**Task:** Skip the pictures and repeat each line of the data exactly.
:::::
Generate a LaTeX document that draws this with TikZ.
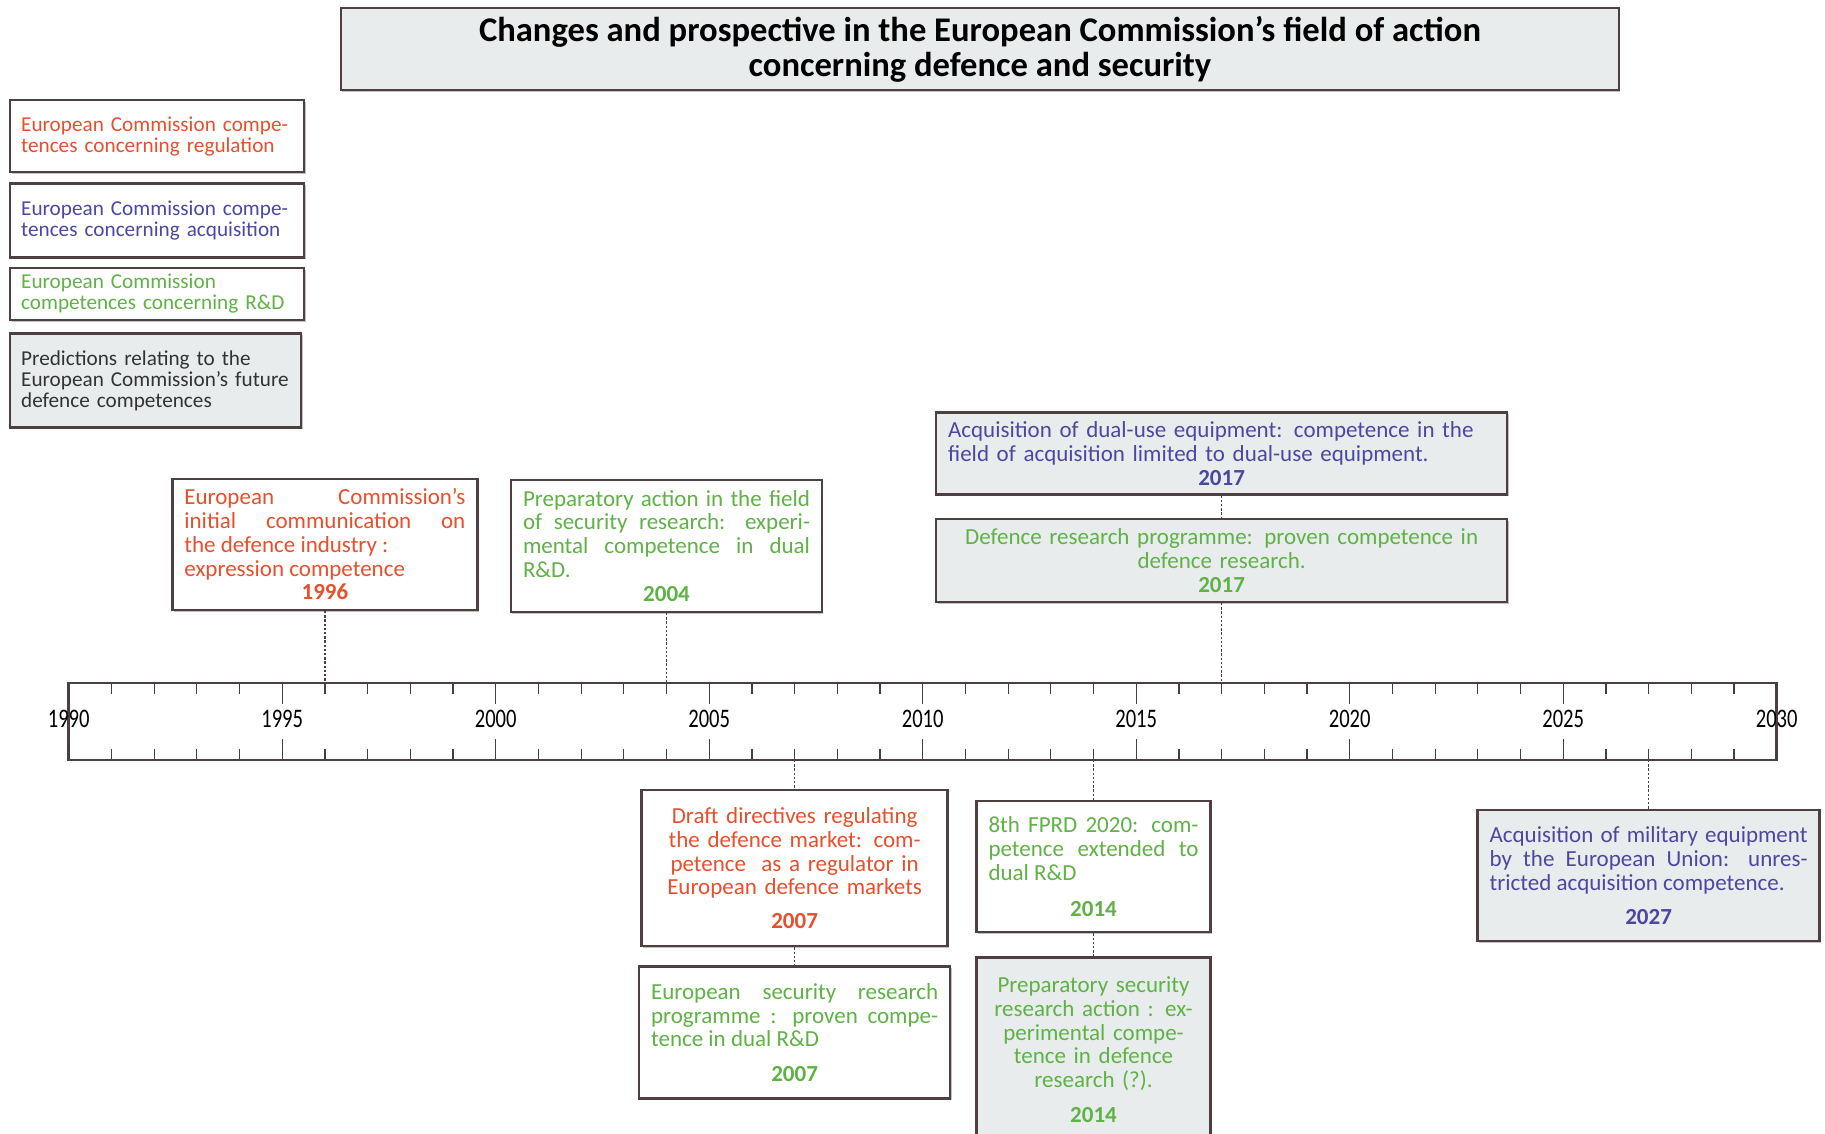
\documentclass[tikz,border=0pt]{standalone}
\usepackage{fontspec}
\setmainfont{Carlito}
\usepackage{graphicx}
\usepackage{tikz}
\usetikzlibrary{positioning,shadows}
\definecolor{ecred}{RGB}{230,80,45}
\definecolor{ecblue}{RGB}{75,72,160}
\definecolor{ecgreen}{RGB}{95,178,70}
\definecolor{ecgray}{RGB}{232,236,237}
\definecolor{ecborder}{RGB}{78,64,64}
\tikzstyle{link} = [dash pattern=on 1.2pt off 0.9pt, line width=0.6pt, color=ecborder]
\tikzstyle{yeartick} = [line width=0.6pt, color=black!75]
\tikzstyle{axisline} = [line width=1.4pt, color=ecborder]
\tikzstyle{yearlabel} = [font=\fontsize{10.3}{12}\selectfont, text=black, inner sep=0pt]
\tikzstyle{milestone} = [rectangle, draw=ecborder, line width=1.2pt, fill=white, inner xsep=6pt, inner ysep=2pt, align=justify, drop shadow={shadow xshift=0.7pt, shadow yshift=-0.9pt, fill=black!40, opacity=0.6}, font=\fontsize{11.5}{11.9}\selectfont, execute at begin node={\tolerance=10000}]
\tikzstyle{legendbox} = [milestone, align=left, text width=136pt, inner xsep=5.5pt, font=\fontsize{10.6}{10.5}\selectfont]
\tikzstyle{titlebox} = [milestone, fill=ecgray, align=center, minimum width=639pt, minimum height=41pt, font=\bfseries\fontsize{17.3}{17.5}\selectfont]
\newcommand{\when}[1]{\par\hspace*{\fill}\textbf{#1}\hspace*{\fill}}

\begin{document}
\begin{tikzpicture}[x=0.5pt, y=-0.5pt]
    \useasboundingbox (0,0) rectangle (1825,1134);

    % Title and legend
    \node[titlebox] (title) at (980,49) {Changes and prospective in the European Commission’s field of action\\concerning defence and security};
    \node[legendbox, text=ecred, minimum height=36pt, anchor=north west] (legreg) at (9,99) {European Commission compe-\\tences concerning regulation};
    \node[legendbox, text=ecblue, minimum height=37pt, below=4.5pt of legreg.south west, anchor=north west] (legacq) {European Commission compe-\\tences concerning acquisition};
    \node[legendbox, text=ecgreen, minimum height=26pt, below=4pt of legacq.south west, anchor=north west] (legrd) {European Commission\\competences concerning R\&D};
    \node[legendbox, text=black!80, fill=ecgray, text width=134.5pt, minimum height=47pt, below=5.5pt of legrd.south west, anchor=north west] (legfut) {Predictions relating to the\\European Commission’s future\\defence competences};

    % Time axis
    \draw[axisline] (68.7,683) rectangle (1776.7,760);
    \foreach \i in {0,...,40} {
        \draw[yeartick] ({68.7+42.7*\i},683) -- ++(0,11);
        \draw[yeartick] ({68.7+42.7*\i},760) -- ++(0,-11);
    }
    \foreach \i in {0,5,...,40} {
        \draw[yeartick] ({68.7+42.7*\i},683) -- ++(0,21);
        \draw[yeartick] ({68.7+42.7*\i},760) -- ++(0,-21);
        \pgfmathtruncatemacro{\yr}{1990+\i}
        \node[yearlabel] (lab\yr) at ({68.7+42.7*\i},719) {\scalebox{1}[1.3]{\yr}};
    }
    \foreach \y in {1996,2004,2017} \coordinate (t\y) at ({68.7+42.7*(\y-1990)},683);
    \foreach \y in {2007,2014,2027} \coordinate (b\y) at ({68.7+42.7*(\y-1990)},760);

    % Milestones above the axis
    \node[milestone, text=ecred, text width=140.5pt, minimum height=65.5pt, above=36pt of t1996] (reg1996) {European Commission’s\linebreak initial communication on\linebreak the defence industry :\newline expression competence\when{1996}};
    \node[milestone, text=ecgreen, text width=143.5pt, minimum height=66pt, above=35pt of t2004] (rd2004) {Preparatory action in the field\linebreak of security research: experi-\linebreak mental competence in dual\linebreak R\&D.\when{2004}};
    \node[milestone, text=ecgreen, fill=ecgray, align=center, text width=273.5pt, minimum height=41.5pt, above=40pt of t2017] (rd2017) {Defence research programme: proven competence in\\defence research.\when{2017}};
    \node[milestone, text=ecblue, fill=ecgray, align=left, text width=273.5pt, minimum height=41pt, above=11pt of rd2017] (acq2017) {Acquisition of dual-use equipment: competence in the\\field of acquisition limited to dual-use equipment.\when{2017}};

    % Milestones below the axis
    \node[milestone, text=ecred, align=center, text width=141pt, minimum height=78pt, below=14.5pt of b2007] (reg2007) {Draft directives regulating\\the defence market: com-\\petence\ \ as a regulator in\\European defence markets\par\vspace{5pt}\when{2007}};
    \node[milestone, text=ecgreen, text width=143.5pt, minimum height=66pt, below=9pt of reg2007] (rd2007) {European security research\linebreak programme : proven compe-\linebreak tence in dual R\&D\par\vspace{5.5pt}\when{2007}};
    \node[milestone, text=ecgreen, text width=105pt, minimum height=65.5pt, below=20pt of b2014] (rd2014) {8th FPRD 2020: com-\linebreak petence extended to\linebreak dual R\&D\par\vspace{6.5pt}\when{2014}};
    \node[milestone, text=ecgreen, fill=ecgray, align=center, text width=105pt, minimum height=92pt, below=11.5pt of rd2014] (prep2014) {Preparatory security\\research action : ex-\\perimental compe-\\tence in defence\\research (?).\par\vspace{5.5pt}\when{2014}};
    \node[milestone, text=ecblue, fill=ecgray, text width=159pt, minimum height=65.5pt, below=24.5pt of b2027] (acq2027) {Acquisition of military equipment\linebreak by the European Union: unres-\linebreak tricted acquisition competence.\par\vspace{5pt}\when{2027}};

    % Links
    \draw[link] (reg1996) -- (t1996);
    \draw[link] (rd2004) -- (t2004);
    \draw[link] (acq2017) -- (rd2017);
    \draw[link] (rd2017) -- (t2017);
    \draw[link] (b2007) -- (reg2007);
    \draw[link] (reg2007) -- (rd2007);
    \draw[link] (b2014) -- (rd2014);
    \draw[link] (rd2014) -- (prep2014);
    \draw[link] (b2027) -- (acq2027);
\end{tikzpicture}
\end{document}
:::::
**Response to the exercise:**
Generate a LaTeX document that draws this with TikZ.
\documentclass[tikz,border=0pt]{standalone}
\usepackage{fontspec}
\setmainfont{Carlito}
\usepackage{graphicx}
\usepackage{tikz}
\usetikzlibrary{positioning,shadows}
\definecolor{ecred}{RGB}{230,80,45}
\definecolor{ecblue}{RGB}{75,72,160}
\definecolor{ecgreen}{RGB}{95,178,70}
\definecolor{ecgray}{RGB}{232,236,237}
\definecolor{ecborder}{RGB}{78,64,64}
\tikzstyle{link} = [dash pattern=on 1.2pt off 0.9pt, line width=0.6pt, color=ecborder]
\tikzstyle{yeartick} = [line width=0.6pt, color=black!75]
\tikzstyle{axisline} = [line width=1.4pt, color=ecborder]
\tikzstyle{yearlabel} = [font=\fontsize{10.3}{12}\selectfont, text=black, inner sep=0pt]
\tikzstyle{milestone} = [rectangle, draw=ecborder, line width=1.2pt, fill=white, inner xsep=6pt, inner ysep=2pt, align=justify, drop shadow={shadow xshift=0.7pt, shadow yshift=-0.9pt, fill=black!40, opacity=0.6}, font=\fontsize{11.5}{11.9}\selectfont, execute at begin node={\tolerance=10000}]
\tikzstyle{legendbox} = [milestone, align=left, text width=136pt, inner xsep=5.5pt, font=\fontsize{10.6}{10.5}\selectfont]
\tikzstyle{titlebox} = [milestone, fill=ecgray, align=center, minimum width=639pt, minimum height=41pt, font=\bfseries\fontsize{17.3}{17.5}\selectfont]
\newcommand{\when}[1]{\par\hspace*{\fill}\textbf{#1}\hspace*{\fill}}

\begin{document}
\begin{tikzpicture}[x=0.5pt, y=-0.5pt]
    \useasboundingbox (0,0) rectangle (1825,1134);

    % Title and legend
    \node[titlebox] (title) at (980,49) {Changes and prospective in the European Commission’s field of action\\concerning defence and security};
    \node[legendbox, text=ecred, minimum height=36pt, anchor=north west] (legreg) at (9,99) {European Commission compe-\\tences concerning regulation};
    \node[legendbox, text=ecblue, minimum height=37pt, below=4.5pt of legreg.south west, anchor=north west] (legacq) {European Commission compe-\\tences concerning acquisition};
    \node[legendbox, text=ecgreen, minimum height=26pt, below=4pt of legacq.south west, anchor=north west] (legrd) {European Commission\\competences concerning R\&D};
    \node[legendbox, text=black!80, fill=ecgray, text width=134.5pt, minimum height=47pt, below=5.5pt of legrd.south west, anchor=north west] (legfut) {Predictions relating to the\\European Commission’s future\\defence competences};

    % Time axis
    \draw[axisline] (68.7,683) rectangle (1776.7,760);
    \foreach \i in {0,...,40} {
        \draw[yeartick] ({68.7+42.7*\i},683) -- ++(0,11);
        \draw[yeartick] ({68.7+42.7*\i},760) -- ++(0,-11);
    }
    \foreach \i in {0,5,...,40} {
        \draw[yeartick] ({68.7+42.7*\i},683) -- ++(0,21);
        \draw[yeartick] ({68.7+42.7*\i},760) -- ++(0,-21);
        \pgfmathtruncatemacro{\yr}{1990+\i}
        \node[yearlabel] (lab\yr) at ({68.7+42.7*\i},719) {\scalebox{1}[1.3]{\yr}};
    }
    \foreach \y in {1996,2004,2017} \coordinate (t\y) at ({68.7+42.7*(\y-1990)},683);
    \foreach \y in {2007,2014,2027} \coordinate (b\y) at ({68.7+42.7*(\y-1990)},760);

    % Milestones above the axis
    \node[milestone, text=ecred, text width=140.5pt, minimum height=65.5pt, above=36pt of t1996] (reg1996) {European Commission’s\linebreak initial communication on\linebreak the defence industry :\newline expression competence\when{1996}};
    \node[milestone, text=ecgreen, text width=143.5pt, minimum height=66pt, above=35pt of t2004] (rd2004) {Preparatory action in the field\linebreak of security research: experi-\linebreak mental competence in dual\linebreak R\&D.\when{2004}};
    \node[milestone, text=ecgreen, fill=ecgray, align=center, text width=273.5pt, minimum height=41.5pt, above=40pt of t2017] (rd2017) {Defence research programme: proven competence in\\defence research.\when{2017}};
    \node[milestone, text=ecblue, fill=ecgray, align=left, text width=273.5pt, minimum height=41pt, above=11pt of rd2017] (acq2017) {Acquisition of dual-use equipment: competence in the\\field of acquisition limited to dual-use equipment.\when{2017}};

    % Milestones below the axis
    \node[milestone, text=ecred, align=center, text width=141pt, minimum height=78pt, below=14.5pt of b2007] (reg2007) {Draft directives regulating\\the defence market: com-\\petence\ \ as a regulator in\\European defence markets\par\vspace{5pt}\when{2007}};
    \node[milestone, text=ecgreen, text width=143.5pt, minimum height=66pt, below=9pt of reg2007] (rd2007) {European security research\linebreak programme : proven compe-\linebreak tence in dual R\&D\par\vspace{5.5pt}\when{2007}};
    \node[milestone, text=ecgreen, text width=105pt, minimum height=65.5pt, below=20pt of b2014] (rd2014) {8th FPRD 2020: com-\linebreak petence extended to\linebreak dual R\&D\par\vspace{6.5pt}\when{2014}};
    \node[milestone, text=ecgreen, fill=ecgray, align=center, text width=105pt, minimum height=92pt, below=11.5pt of rd2014] (prep2014) {Preparatory security\\research action : ex-\\perimental compe-\\tence in defence\\research (?).\par\vspace{5.5pt}\when{2014}};
    \node[milestone, text=ecblue, fill=ecgray, text width=159pt, minimum height=65.5pt, below=24.5pt of b2027] (acq2027) {Acquisition of military equipment\linebreak by the European Union: unres-\linebreak tricted acquisition competence.\par\vspace{5pt}\when{2027}};

    % Links
    \draw[link] (reg1996) -- (t1996);
    \draw[link] (rd2004) -- (t2004);
    \draw[link] (acq2017) -- (rd2017);
    \draw[link] (rd2017) -- (t2017);
    \draw[link] (b2007) -- (reg2007);
    \draw[link] (reg2007) -- (rd2007);
    \draw[link] (b2014) -- (rd2014);
    \draw[link] (rd2014) -- (prep2014);
    \draw[link] (b2027) -- (acq2027);
\end{tikzpicture}
\end{document}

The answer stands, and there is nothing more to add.